Making a balance transfer work for you
If your credit card debt is getting out of hand, a balance transfer deal could be a good way to clear your debt and get your finances under control. But, with one in three Australians actually increasing their debts with a balance transfer, you need to pay it off within the promotional period, or you could end up losing even more money and increasing your financial stress.
Our tips will help you take advantage of balance transfer deals so you can avoid the debt trap.
What is a credit card balance transfer?
A balance transfer is a way of moving some or all of your credit card balance from one card to another. The debt you move to the new card attracts a lower interest rate (or even no interest) for a certain period (called the promotional or honeymoon period).
At the end of the promotional period, any transferred debt you haven’t repaid will attract higher interest.
Read ASIC’s media release about our review of credit card lending in Australia, to find out why balance transfers can be a debt trap and how card providers can help people better manage credit debt.
Three steps to winning on a balance transfer deal
Here are the three simple steps to use a balance transfer to get your debts under control.
Step 1: Cancel your old credit card
The best way to avoid temptation and going further into debt is to cancel your old credit card as soon as the balance is transferred. The sooner you cancel your old card, the more likely you’ll avoid the debt trap.
Step 2: Set up a repayment plan
You’ll only get the full benefit of a balance transfer deal if you pay off the amount you’ve transferred within the low interest period. If you don’t, there’s real danger you’ll get further into debt, as you could be paying higher interest than you were on your old card.
Step 3: Don’t use your new card until the balance transfer is paid
Pay off the transferred balance before you make any purchases with the new card. Remember, the promotional low interest rate only applies to the balance you’ve transferred from your old card; any new charges will usually attract a higher interest rate.
Remember that payments you make to reduce your balance are usually applied to the highest-cost debt first. This means you’ll be paying off the new purchases before the balance transfer amount. If this is the case, you may never get the full benefit of the transfer and will only add to your credit card debt.

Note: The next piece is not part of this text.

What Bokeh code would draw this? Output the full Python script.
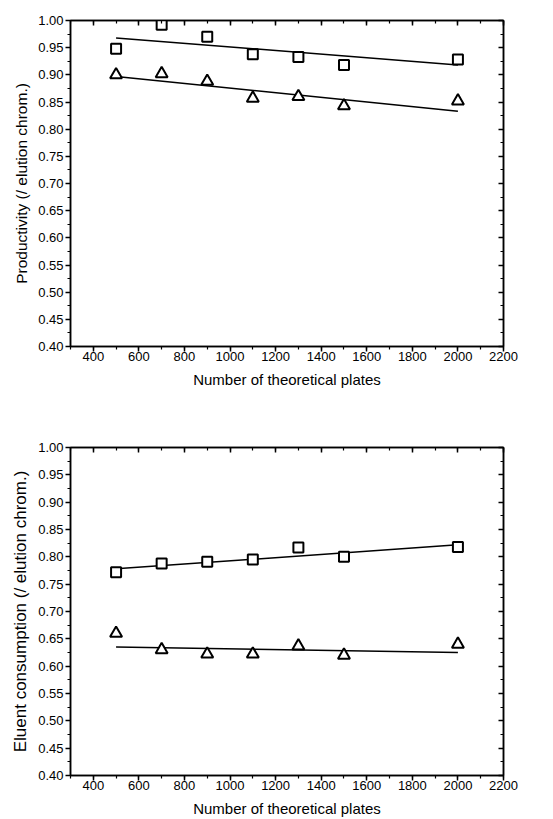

Avoid the temptation to spend on your new card by leaving it in a drawer at home, rather than in your wallet. You won’t be able to use the card if you don’t have it with you.
Set up your repayments as automatic transfers from your bank account to your credit card each payday until the promotional period ends.
Things to know before you get a balance transfer
If you research your options and plan ahead, a balance transfer deal can be a good way to get on top of your debts. But there’s more to a balance transfer than just a temporary low interest rate, so be sure to weigh up all the features before you move your debt.
Read the fine print of the terms and conditions to make sure you understand the following features:
Balance transfer start date – For example, does it start from the date you apply for the transfer, the date the card is approved or the date the transfer occurs?
Fees and charges – Make sure the savings you can make with the lower interest rate won’t be wiped out by other charges. Consider things like: account-keeping fees, fees for reward schemes, late payment fees, international transaction fees, and cash advance fees. Some credit card providers also charge a ‘balance transfer handling fee’ when the new card is set up.
Interest rate on new purchases – Items you buy with your new card will usually attract the standard interest rate of the new card (not the promotional interest rate). Check the card’s terms and conditions to see which rate applies.
Conditions on ‘interest-free days’ – Some credit cards give you a certain number of interest-free days in which to make repayments after you make a purchase. But, if you have a balance transfer amount owing on your card, the interest-free period may not apply. This means you will be charged interest from the date you make a new purchase. Check whether you’ll get an interest-free period while you have an outstanding balance transfer.
Promotional period end date – Most promotional periods on balance transfers are for between 6 and 18 months. Find out when your promotional period will end, so you can set up a plan to pay off the debt before then.
Standard interest rate after the honeymoon period – Credit card transfer deals usually revert to a high interest rate at the end of the promotional period. Check the new card’s terms and conditions for information about the interest rate that applies once the offer expires.